Array: [ -2, 1, -3, 4, -1, 2, 1, -5, 4 ]
Index:  0   1   2   3   4   5   6   7   8
Dry Run Walkthrough
Input: array: [-2, 1, -3, 4, -1, 2, 1, -5, 4]
Goal: Find the maximum sum of any continuous subarray
Step 1: Start with first element: current_sum = max_sum = -2
current_sum = -2, max_sum = -2
Why: Initialize sums with first element to start tracking
Step 2: Move to element 1: current_sum = max(1, -2 + 1) = 1; max_sum = max(-2, 1) = 1
current_sum = 1, max_sum = 1
Why: Decide to start new subarray at 1 because it is better than continuing
Step 3: Element 2: current_sum = max(-3, 1 + -3) = -2; max_sum = max(1, -2) = 1
current_sum = -2, max_sum = 1
Why: Continuing subarray lowers sum, but max_sum stays the same
Step 4: Element 3: current_sum = max(4, -2 + 4) = 4; max_sum = max(1, 4) = 4
current_sum = 4, max_sum = 4
Why: Start new subarray at 4 because it is better than continuing
Step 5: Element 4: current_sum = max(-1, 4 + -1) = 3; max_sum = max(4, 3) = 4
current_sum = 3, max_sum = 4
Why: Continue subarray, max_sum unchanged
Step 6: Element 5: current_sum = max(2, 3 + 2) = 5; max_sum = max(4, 5) = 5
current_sum = 5, max_sum = 5
Why: Continue subarray, max_sum updated
Step 7: Element 6: current_sum = max(1, 5 + 1) = 6; max_sum = max(5, 6) = 6
current_sum = 6, max_sum = 6
Why: Continue subarray, max_sum updated
Step 8: Element 7: current_sum = max(-5, 6 + -5) = 1; max_sum = max(6, 1) = 6
current_sum = 1, max_sum = 6
Why: Subarray sum drops, max_sum unchanged
Step 9: Element 8: current_sum = max(4, 1 + 4) = 5; max_sum = max(6, 5) = 6
current_sum = 5, max_sum = 6
Why: Continue subarray, max_sum unchanged
Result: 
Maximum subarray sum = 6
Annotated Code
DSA Python
from typing import List

class Solution:
    def max_subarray(self, nums: List[int]) -> int:
        current_sum = max_sum = nums[0]
        for i in range(1, len(nums)):
            # Decide to start new subarray or continue
            current_sum = max(nums[i], current_sum + nums[i])

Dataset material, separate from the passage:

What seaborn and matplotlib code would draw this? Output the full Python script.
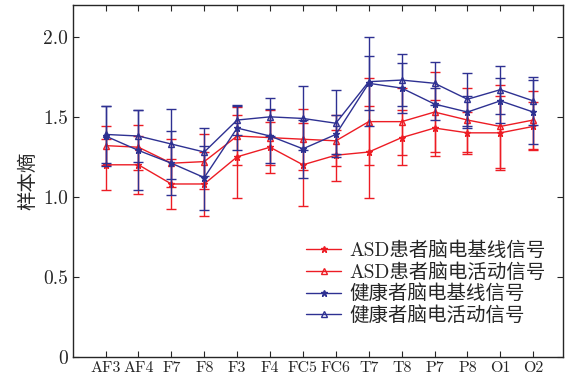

            # Update max_sum if current_sum is better
            max_sum = max(max_sum, current_sum)
        return max_sum

if __name__ == "__main__":
    arr = [-2, 1, -3, 4, -1, 2, 1, -5, 4]
    sol = Solution()
    print(sol.max_subarray(arr))
current_sum = max(nums[i], current_sum + nums[i])
Choose to start new subarray at current element or continue previous subarray
max_sum = max(max_sum, current_sum)
Update max_sum if current_sum is larger
OutputSuccess
6
Complexity Analysis
Time: O(n) because we scan the array once, updating sums at each step
Space: O(1) because only a few variables are used regardless of input size
vs Alternative: Better than checking all subarrays (O(n^2)) because it avoids repeated sums by using running totals
Edge Cases
Array with one element
Returns that element as max sum
DSA Python
current_sum = max_sum = nums[0]
All negative numbers
Returns the largest (least negative) single element
DSA Python
current_sum = max(nums[i], current_sum + nums[i])
Array with all positive numbers
Returns sum of entire array
DSA Python
max_sum = max(max_sum, current_sum)
When to Use This Pattern
When asked to find the maximum sum of a continuous subarray, reach for Kadane's algorithm because it efficiently tracks sums without checking all subarrays.
Common Mistakes
Mistake: Resetting current_sum to zero instead of current element when current_sum becomes negative
Fix: Use max(nums[i], current_sum + nums[i]) to decide whether to start new subarray at current element
Mistake: Not updating max_sum after each step
Fix: Always update max_sum with max(max_sum, current_sum) inside the loop
Summary
Finds the maximum sum of any continuous subarray in a list.
Use when you need the largest sum of consecutive elements efficiently.
Keep track of the best sum ending at each position to avoid checking all subarrays.